- [The problem]
Leave out any pictures and transcribe all other data below exactly.

- [Data provided]
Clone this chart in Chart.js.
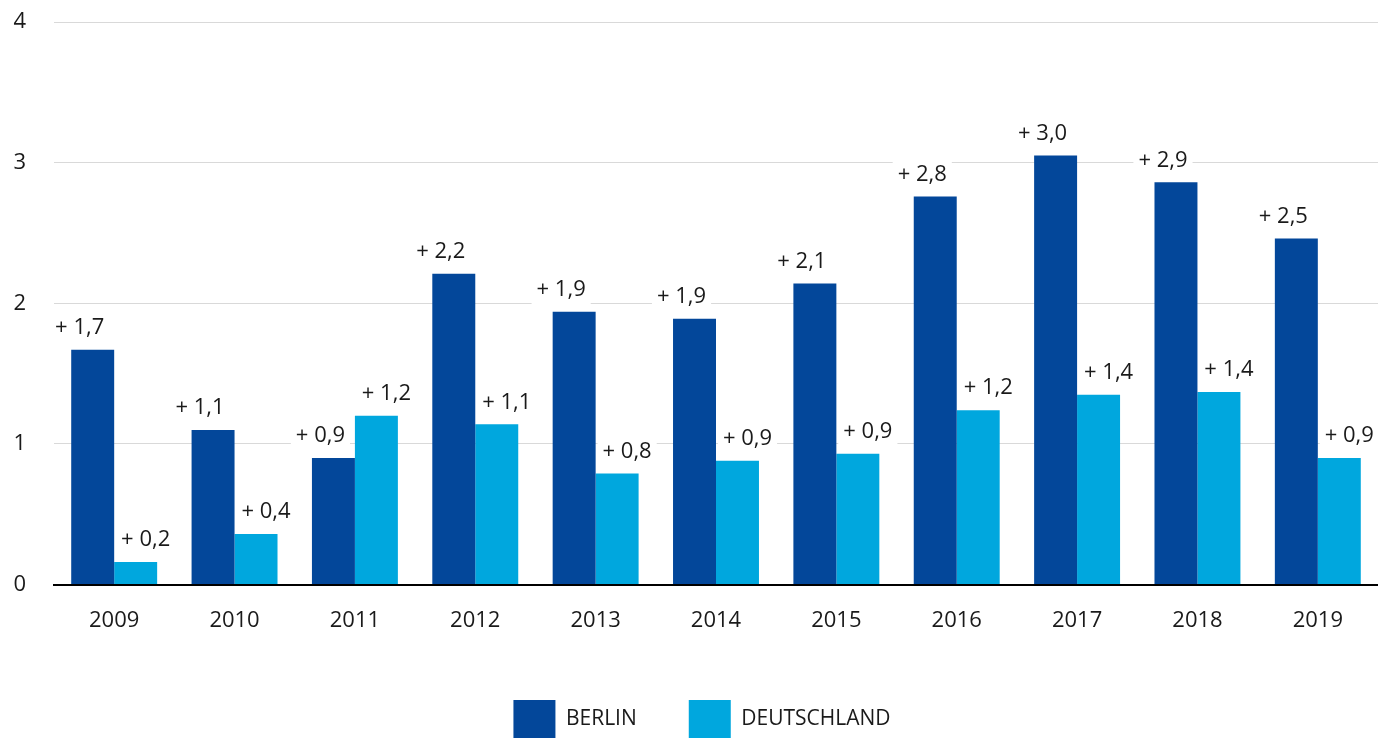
<!DOCTYPE html>
<html>
<head>
<meta charset="utf-8">
<script src="https://cdn.jsdelivr.net/npm/chart.js@4/dist/chart.umd.min.js"></script>
<style>
  html, body { margin: 0; padding: 0; background: #fff; }
  #wrap { width: 1378px; height: 740px; }
</style>
</head>
<body>
<div id="wrap"><canvas id="chart" width="1378" height="740"></canvas></div>
<script>
const years = ['2009', '2010', '2011', '2012', '2013', '2014', '2015', '2016', '2017', '2018', '2019'];
const berlin = [1.67, 1.10, 0.90, 2.21, 1.94, 1.89, 2.14, 2.76, 3.05, 2.86, 2.46];
const deutschland = [0.16, 0.36, 1.20, 1.14, 0.79, 0.88, 0.93, 1.24, 1.35, 1.37, 0.90];
const yTicks = [0, 1, 2, 3, 4];

const FONT = "'Open Sans', sans-serif";
const fmt = v => '+ ' + v.toFixed(1).replace('.', ',');

// value labels with a white box behind them (box cuts the gridlines)
const labelShift = [-13, 10];
const valueLabels = {
    id: 'valueLabels',
    eachLabel(chart, fn) {
        const ctx = chart.ctx;
        ctx.font = '22px ' + FONT;
        chart.data.datasets.forEach((ds, i) => {
            chart.getDatasetMeta(i).data.forEach((bar, j) => {
                const txt = fmt(ds.data[j]);
                const x = bar.x + labelShift[i];
                const y = bar.y - 22;
                fn(ctx, txt, x, y, ctx.measureText(txt).width);
            });
        });
    },
    beforeDatasetsDraw(chart) {
        chart.ctx.save();
        this.eachLabel(chart, (ctx, txt, x, y, w) => {
            ctx.fillStyle = '#fff';
            ctx.fillRect(x - w / 2 - 5, y - 19, w + 10, 38);
        });
        chart.ctx.restore();
    },
    afterDatasetsDraw(chart) {
        chart.ctx.save();
        this.eachLabel(chart, (ctx, txt, x, y) => {
            ctx.fillStyle = '#1a1a1a';
            ctx.textAlign = 'center';
            ctx.textBaseline = 'middle';
            ctx.fillText(txt, x, y);
        });
        chart.ctx.restore();
    }
};

// legend sits a bit right of the canvas centre in the original
const legendNudge = {
    id: 'legendNudge',
    afterLayout(chart) {
        chart.legend.left += 13;
        chart.legend.right += 13;
    }
};

new Chart(document.getElementById('chart'), {
    type: 'bar',
    data: {
        labels: years,
        datasets: [
            { label: 'BERLIN', data: berlin, backgroundColor: '#03479a', borderWidth: 0 },
            { label: 'DEUTSCHLAND', data: deutschland, backgroundColor: '#00a7de', borderWidth: 0 }
        ]
    },
    options: {
        responsive: false,
        animation: false,
        events: [],
        barPercentage: 1,
        categoryPercentage: 0.714,
        layout: { padding: { top: 22, right: 0, bottom: -8, left: 0 } },
        scales: {
            x: {
                afterFit: s => { s.height -= 9; },
                grid: { display: false, drawTicks: false },
                border: { display: true, color: '#000', width: 2 },
                ticks: { color: '#1a1a1a', font: { family: FONT, size: 22 }, padding: 23 }
            },
            y: {
                min: 0,
                max: 4,
                afterFit: s => { s.width = 54; s.paddingTop = 0; s.paddingBottom = 0; },
                afterBuildTicks: s => { s.ticks = yTicks.map(v => ({ value: v })); },
                grid: { color: '#d9d9d9', lineWidth: 1, drawTicks: false },
                border: { display: false },
                ticks: { color: '#1a1a1a', font: { family: FONT, size: 22 }, padding: 28 }
            }
        },
        plugins: {
            legend: {
                position: 'bottom',
                labels: {
                    boxWidth: 42,
                    boxHeight: 38,
                    padding: 52,
                    color: '#1a1a1a',
                    font: { family: FONT, size: 21 }
                }
            },
            tooltip: { enabled: false }
        }
    },
    plugins: [valueLabels, legendNudge]
});
</script>
</body>
</html>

- [Written response]
Clone this chart in Chart.js.
<!DOCTYPE html>
<html>
<head>
<meta charset="utf-8">
<script src="https://cdn.jsdelivr.net/npm/chart.js@4/dist/chart.umd.min.js"></script>
<style>
  html, body { margin: 0; padding: 0; background: #fff; }
  #wrap { width: 1378px; height: 740px; }
</style>
</head>
<body>
<div id="wrap"><canvas id="chart" width="1378" height="740"></canvas></div>
<script>
const years = ['2009', '2010', '2011', '2012', '2013', '2014', '2015', '2016', '2017', '2018', '2019'];
const berlin = [1.67, 1.10, 0.90, 2.21, 1.94, 1.89, 2.14, 2.76, 3.05, 2.86, 2.46];
const deutschland = [0.16, 0.36, 1.20, 1.14, 0.79, 0.88, 0.93, 1.24, 1.35, 1.37, 0.90];
const yTicks = [0, 1, 2, 3, 4];

const FONT = "'Open Sans', sans-serif";
const fmt = v => '+ ' + v.toFixed(1).replace('.', ',');

// value labels with a white box behind them (box cuts the gridlines)
const labelShift = [-13, 10];
const valueLabels = {
    id: 'valueLabels',
    eachLabel(chart, fn) {
        const ctx = chart.ctx;
        ctx.font = '22px ' + FONT;
        chart.data.datasets.forEach((ds, i) => {
            chart.getDatasetMeta(i).data.forEach((bar, j) => {
                const txt = fmt(ds.data[j]);
                const x = bar.x + labelShift[i];
                const y = bar.y - 22;
                fn(ctx, txt, x, y, ctx.measureText(txt).width);
            });
        });
    },
    beforeDatasetsDraw(chart) {
        chart.ctx.save();
        this.eachLabel(chart, (ctx, txt, x, y, w) => {
            ctx.fillStyle = '#fff';
            ctx.fillRect(x - w / 2 - 5, y - 19, w + 10, 38);
        });
        chart.ctx.restore();
    },
    afterDatasetsDraw(chart) {
        chart.ctx.save();
        this.eachLabel(chart, (ctx, txt, x, y) => {
            ctx.fillStyle = '#1a1a1a';
            ctx.textAlign = 'center';
            ctx.textBaseline = 'middle';
            ctx.fillText(txt, x, y);
        });
        chart.ctx.restore();
    }
};

// legend sits a bit right of the canvas centre in the original
const legendNudge = {
    id: 'legendNudge',
    afterLayout(chart) {
        chart.legend.left += 13;
        chart.legend.right += 13;
    }
};

new Chart(document.getElementById('chart'), {
    type: 'bar',
    data: {
        labels: years,
        datasets: [
            { label: 'BERLIN', data: berlin, backgroundColor: '#03479a', borderWidth: 0 },
            { label: 'DEUTSCHLAND', data: deutschland, backgroundColor: '#00a7de', borderWidth: 0 }
        ]
    },
    options: {
        responsive: false,
        animation: false,
        events: [],
        barPercentage: 1,
        categoryPercentage: 0.714,
        layout: { padding: { top: 22, right: 0, bottom: -8, left: 0 } },
        scales: {
            x: {
                afterFit: s => { s.height -= 9; },
                grid: { display: false, drawTicks: false },
                border: { display: true, color: '#000', width: 2 },
                ticks: { color: '#1a1a1a', font: { family: FONT, size: 22 }, padding: 23 }
            },
            y: {
                min: 0,
                max: 4,
                afterFit: s => { s.width = 54; s.paddingTop = 0; s.paddingBottom = 0; },
                afterBuildTicks: s => { s.ticks = yTicks.map(v => ({ value: v })); },
                grid: { color: '#d9d9d9', lineWidth: 1, drawTicks: false },
                border: { display: false },
                ticks: { color: '#1a1a1a', font: { family: FONT, size: 22 }, padding: 28 }
            }
        },
        plugins: {
            legend: {
                position: 'bottom',
                labels: {
                    boxWidth: 42,
                    boxHeight: 38,
                    padding: 52,
                    color: '#1a1a1a',
                    font: { family: FONT, size: 21 }
                }
            },
            tooltip: { enabled: false }
        }
    },
    plugins: [valueLabels, legendNudge]
});
</script>
</body>
</html>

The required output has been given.